Source code of charts:
============
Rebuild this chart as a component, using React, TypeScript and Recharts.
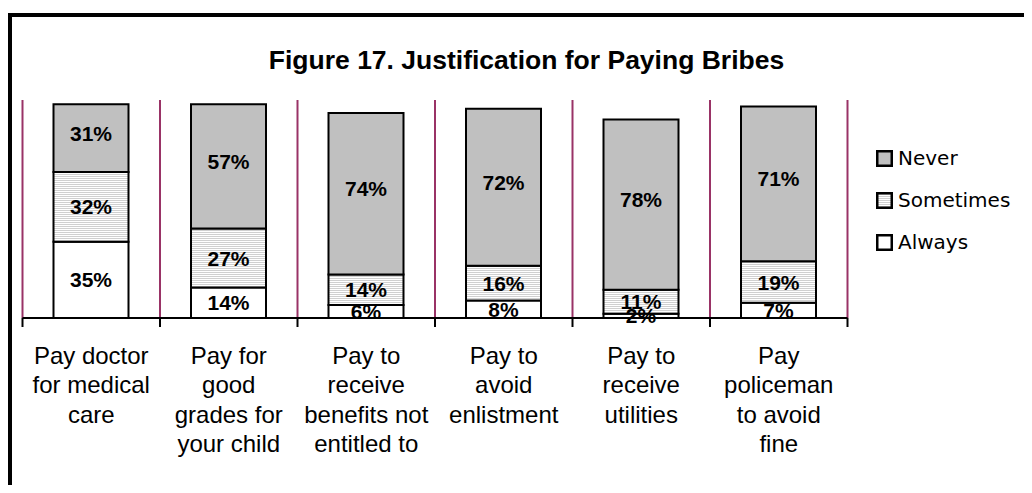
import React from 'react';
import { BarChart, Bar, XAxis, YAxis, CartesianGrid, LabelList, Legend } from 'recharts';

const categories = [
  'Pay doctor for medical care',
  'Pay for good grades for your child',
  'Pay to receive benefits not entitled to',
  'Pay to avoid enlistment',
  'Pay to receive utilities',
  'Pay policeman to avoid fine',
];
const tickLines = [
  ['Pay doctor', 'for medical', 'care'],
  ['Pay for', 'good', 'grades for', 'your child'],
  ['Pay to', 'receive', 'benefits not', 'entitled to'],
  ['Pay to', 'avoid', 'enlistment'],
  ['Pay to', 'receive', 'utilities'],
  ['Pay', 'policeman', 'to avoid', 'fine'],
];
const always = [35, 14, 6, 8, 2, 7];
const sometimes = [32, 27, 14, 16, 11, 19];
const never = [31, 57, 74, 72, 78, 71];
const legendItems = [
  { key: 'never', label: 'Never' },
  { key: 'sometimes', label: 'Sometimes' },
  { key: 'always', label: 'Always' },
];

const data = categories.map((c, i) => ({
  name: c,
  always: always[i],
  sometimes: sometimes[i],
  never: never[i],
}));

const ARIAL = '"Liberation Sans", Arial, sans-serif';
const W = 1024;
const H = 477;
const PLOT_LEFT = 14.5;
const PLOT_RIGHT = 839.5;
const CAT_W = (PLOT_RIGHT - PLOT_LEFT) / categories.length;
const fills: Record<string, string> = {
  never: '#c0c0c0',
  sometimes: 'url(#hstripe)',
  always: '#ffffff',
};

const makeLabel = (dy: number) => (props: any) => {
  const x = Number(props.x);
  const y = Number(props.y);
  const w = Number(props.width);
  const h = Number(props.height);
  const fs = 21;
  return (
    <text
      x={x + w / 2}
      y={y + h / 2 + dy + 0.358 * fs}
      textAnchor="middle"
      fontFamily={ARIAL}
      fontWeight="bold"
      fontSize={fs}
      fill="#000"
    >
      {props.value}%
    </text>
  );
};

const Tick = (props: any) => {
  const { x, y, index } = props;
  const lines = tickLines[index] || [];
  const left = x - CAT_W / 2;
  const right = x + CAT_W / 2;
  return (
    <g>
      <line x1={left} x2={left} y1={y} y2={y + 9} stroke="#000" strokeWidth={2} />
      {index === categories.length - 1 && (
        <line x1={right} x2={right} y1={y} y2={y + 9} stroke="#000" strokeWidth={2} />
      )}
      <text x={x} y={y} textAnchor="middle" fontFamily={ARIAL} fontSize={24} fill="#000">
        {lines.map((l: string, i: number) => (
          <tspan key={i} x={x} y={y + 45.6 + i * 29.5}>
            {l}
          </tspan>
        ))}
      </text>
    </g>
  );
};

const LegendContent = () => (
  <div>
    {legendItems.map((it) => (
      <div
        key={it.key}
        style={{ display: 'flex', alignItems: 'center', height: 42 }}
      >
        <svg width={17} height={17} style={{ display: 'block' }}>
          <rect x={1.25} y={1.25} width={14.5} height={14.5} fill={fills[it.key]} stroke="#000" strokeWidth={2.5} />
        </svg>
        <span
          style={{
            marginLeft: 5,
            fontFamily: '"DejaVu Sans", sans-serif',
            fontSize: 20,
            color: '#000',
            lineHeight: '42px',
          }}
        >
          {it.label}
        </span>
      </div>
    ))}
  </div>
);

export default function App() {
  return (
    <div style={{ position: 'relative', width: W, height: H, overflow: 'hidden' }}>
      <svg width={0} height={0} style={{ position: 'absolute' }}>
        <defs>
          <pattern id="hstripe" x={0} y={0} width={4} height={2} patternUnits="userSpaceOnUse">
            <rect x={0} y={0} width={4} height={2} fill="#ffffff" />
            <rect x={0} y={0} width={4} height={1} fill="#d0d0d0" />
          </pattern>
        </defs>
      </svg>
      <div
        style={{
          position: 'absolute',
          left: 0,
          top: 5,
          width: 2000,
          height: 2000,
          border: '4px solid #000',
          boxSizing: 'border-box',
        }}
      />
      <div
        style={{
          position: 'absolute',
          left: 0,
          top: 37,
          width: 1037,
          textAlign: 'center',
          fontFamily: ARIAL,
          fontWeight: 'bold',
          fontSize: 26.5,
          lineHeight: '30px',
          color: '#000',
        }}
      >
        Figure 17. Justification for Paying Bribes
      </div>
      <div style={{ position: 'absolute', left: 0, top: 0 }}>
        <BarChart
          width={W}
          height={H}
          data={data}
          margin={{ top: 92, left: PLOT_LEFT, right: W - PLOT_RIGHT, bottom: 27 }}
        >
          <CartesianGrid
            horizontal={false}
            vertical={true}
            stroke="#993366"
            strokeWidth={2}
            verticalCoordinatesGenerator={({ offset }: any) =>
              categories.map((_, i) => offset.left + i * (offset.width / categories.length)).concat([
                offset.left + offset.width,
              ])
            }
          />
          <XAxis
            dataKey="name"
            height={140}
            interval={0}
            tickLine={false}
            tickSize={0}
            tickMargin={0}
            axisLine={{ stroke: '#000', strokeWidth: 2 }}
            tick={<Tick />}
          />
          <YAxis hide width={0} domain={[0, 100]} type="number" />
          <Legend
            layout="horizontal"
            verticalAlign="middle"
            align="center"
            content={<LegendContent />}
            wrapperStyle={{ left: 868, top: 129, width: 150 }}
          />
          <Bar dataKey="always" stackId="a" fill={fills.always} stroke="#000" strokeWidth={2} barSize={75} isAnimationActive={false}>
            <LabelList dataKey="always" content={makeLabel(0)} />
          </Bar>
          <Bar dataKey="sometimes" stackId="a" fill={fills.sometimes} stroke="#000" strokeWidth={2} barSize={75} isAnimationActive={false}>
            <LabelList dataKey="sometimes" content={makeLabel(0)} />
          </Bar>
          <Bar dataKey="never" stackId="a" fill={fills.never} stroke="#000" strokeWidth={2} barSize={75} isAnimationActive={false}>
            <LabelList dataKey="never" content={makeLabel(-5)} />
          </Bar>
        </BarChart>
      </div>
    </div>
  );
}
============
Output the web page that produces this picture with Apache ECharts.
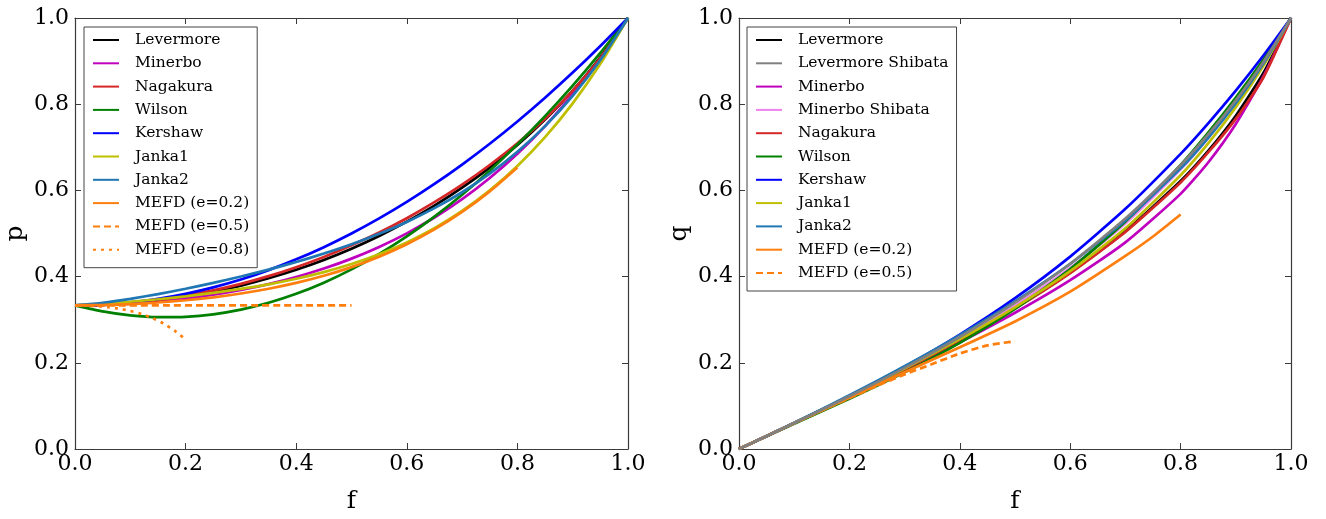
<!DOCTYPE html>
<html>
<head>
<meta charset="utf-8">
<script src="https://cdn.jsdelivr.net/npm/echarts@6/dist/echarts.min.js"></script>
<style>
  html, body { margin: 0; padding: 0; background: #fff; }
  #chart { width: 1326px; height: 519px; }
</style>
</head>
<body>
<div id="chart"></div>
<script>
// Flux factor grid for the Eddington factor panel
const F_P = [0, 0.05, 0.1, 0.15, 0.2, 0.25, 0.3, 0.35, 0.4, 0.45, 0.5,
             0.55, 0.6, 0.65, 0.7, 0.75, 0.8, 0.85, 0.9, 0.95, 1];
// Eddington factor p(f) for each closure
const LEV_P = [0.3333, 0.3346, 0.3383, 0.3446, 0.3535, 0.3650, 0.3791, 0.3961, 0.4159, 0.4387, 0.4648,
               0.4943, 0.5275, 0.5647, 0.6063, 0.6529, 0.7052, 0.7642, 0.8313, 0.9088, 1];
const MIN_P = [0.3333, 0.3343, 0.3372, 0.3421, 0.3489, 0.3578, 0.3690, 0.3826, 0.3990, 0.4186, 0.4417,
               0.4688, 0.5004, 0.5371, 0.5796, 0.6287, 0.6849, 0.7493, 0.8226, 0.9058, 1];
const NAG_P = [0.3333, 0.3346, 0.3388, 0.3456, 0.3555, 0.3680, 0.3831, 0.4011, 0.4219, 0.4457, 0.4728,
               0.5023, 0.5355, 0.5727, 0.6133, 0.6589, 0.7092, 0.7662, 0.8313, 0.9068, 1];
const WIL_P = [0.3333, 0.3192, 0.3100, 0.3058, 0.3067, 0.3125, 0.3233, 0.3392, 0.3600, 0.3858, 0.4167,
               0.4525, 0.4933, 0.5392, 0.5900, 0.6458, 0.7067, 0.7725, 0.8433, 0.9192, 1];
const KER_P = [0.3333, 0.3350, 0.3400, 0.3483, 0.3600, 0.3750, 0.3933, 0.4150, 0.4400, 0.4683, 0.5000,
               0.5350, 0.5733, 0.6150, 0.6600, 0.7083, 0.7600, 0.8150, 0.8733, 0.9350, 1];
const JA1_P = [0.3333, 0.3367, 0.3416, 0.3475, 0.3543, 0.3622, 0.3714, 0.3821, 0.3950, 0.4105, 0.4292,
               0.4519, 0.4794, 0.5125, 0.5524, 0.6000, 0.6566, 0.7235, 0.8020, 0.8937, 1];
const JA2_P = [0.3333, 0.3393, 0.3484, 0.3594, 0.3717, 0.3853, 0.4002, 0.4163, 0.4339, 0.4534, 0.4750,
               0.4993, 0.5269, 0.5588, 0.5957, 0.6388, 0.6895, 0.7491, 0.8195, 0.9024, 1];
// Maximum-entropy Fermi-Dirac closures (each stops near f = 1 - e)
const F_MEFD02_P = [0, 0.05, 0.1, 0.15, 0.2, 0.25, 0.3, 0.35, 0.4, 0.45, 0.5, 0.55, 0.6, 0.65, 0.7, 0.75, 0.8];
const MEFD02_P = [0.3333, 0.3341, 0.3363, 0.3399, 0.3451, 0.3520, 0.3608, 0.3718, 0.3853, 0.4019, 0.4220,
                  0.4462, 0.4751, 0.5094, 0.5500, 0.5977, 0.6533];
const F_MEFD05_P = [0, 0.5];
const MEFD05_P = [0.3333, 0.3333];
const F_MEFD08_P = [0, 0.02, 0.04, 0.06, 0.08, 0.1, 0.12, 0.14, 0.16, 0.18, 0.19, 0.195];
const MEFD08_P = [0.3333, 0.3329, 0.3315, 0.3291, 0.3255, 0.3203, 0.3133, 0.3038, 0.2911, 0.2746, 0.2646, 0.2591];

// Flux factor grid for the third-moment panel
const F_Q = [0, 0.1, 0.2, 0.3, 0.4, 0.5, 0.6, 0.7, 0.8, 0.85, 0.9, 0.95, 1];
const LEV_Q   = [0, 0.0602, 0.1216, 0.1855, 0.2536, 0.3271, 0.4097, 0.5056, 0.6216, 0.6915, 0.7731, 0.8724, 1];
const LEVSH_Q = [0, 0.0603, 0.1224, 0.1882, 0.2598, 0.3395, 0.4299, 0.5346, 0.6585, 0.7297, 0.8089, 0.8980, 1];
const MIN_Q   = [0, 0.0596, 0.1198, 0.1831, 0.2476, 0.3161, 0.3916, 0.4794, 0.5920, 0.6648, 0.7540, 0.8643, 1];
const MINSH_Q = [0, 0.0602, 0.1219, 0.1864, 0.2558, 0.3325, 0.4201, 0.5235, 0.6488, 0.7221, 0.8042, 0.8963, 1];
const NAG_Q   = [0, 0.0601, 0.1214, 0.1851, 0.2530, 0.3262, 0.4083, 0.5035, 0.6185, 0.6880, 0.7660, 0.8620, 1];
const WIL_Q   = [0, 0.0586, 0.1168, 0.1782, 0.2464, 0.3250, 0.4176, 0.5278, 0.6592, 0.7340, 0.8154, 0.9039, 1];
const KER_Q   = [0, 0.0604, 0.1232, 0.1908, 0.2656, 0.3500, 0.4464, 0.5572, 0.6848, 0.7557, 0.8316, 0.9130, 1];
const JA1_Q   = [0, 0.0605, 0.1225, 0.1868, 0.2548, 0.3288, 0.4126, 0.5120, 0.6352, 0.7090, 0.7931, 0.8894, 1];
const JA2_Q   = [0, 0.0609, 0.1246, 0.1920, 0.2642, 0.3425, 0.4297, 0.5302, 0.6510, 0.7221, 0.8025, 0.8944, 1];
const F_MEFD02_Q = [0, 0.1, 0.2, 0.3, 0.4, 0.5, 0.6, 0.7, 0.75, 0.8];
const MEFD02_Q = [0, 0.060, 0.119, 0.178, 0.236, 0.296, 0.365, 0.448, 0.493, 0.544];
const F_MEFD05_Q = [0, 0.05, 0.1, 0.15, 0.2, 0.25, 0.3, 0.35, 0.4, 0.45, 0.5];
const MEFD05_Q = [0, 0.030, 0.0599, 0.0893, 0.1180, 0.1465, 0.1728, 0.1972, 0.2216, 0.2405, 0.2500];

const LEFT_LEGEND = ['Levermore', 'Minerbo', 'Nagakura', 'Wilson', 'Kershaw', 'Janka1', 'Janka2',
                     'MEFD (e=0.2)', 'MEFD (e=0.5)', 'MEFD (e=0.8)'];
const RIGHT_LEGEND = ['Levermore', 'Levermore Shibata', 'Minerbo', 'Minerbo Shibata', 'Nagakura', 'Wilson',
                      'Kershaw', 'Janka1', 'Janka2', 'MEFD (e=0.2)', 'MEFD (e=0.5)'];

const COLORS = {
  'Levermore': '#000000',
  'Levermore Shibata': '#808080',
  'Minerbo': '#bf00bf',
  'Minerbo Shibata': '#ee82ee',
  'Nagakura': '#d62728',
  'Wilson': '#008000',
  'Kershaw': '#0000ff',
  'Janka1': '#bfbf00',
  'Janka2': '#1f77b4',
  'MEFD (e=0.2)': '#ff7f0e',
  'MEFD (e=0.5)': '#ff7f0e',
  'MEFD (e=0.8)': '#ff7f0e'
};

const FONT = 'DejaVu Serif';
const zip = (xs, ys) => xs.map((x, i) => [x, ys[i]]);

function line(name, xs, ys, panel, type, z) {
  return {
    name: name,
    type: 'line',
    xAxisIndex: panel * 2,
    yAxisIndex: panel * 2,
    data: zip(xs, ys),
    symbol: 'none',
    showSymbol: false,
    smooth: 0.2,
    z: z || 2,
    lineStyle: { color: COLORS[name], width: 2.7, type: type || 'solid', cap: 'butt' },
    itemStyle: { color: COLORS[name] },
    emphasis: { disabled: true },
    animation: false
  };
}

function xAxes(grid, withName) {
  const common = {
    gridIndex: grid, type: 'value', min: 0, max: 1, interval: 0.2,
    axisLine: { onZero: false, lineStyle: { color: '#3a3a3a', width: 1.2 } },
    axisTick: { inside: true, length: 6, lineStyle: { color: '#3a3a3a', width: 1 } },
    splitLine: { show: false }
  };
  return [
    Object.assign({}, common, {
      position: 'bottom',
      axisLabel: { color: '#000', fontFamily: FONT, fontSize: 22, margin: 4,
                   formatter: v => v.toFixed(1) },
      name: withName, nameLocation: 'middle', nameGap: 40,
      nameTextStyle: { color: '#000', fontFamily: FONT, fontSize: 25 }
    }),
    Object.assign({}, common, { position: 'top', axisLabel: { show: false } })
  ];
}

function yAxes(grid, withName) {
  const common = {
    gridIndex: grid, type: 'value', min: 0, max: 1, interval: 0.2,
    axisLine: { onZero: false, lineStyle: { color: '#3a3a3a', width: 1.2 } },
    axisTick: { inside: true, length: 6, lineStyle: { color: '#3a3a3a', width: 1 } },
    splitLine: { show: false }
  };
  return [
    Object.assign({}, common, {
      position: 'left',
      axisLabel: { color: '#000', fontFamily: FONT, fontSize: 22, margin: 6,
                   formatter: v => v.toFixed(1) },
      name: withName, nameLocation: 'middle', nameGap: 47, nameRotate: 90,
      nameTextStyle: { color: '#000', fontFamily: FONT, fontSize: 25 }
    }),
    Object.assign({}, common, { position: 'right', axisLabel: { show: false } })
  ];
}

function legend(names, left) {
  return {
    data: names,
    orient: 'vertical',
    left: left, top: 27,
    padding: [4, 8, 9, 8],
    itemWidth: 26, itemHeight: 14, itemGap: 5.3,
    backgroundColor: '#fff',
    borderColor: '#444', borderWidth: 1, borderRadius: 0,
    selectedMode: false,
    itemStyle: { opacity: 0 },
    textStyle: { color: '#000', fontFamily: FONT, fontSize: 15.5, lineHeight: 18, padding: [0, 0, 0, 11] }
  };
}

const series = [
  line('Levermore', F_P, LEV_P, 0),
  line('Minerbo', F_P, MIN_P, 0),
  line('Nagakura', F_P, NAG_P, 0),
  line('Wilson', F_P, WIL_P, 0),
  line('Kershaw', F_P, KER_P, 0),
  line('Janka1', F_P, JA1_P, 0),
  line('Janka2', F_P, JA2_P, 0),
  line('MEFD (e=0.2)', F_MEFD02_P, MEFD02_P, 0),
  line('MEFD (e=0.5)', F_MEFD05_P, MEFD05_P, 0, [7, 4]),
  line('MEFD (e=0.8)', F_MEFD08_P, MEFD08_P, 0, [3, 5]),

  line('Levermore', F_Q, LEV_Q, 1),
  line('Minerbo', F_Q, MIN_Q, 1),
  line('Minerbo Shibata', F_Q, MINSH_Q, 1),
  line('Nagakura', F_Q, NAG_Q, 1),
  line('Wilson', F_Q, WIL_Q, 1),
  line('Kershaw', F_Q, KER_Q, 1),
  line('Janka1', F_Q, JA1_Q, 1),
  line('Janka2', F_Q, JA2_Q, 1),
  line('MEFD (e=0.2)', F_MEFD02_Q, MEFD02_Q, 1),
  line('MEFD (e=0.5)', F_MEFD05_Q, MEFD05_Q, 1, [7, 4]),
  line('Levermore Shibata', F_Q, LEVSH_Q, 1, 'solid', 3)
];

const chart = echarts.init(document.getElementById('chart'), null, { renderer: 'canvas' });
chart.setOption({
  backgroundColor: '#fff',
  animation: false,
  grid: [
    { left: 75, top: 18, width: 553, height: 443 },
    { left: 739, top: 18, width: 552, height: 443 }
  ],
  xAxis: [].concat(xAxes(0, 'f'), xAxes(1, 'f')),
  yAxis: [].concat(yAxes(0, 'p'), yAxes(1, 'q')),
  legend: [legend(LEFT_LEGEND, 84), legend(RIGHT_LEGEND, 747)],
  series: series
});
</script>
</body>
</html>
============
■ Request: Reply with nothing but the number of lines in the data above that contain "React".

■ Exercise response: 2